Our goal is to decrease suicide deaths by 10% by 2030. To do this, we will increase access to culturally responsive mental health care and social support services, reduce access to lethal means of suicide and address the impact of social media on youth mental health and suicidal ideation.
Our goal is to decrease deaths due to COVID-19 by 60% by 2030. To do this, we are focusing on protecting New Yorkers at the highest risk of severe disease and death, which includes people who are older, are immunocompromised and/or have certain disabilities that may increase their risk for having underlying health conditions. We will increase availability of treatment and vaccination uptake among this group.
Homicide is the leading cause of death among New Yorkers ages 15 to 24, with firearms accounting for more than 70% of those deaths.
Our goal is to reduce homicide deaths by 30% by 2030. To do this, we will invest in communities most impacted by violence, increase access to mental health and violence-related trauma support and expand community-engaged and data-driven approaches to public safety.
Extreme racial inequities persist in maternal mortality in NYC. Black women are four times more likely than White women to die from pregnancy-associated causes.
Our goal is to reduce maternal death rates by 10% by 2030. To do this, we will increase new families' access to health care and social support, and increase access to and quality of sexual and reproductive health care for people of color who may become pregnant, are pregnant or have recently given birth. Our goal will make significant progress toward closing the disparity, but our work cannot end there.
The role of public health is to protect and improve people’s health. While health care focuses on treating and helping people when they are sick, public health promotes the quality of and equitable access to health care, social services and safe, healthy environments to prevent diseases before they occur.
Due to historical racial and economic segregation, people of color are more likely to live in neighborhoods with high poverty. Inequities in housing, nutrition, economic opportunity and access to health care are the result of structural racism experienced across generations. These systems benefit some communities while harming others, with harms compounding over time and generations, resulting in poorer health outcomes for those harmed.

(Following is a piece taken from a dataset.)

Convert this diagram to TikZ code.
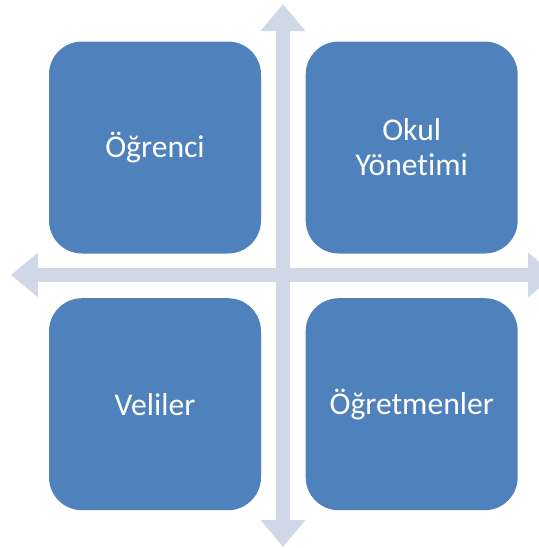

Historical disinvestment in communities of color continues to result in entire neighborhoods having limited access to essential opportunities and resources, including health resources, with lower life expectancies as a result.
Negative and inequitable health outcomes and the environmental and social factors that cause them are worsened by climate change, which is also a public health crisis.
The impacts of climate change are experienced the most by New Yorkers with low income and older adults, as well as people of color because of the increased risk conferred by systemic racism.
Climate change must be addressed to achieve healthier, longer lives, by promoting strategies to improve infrastructure, climate resilience and air quality.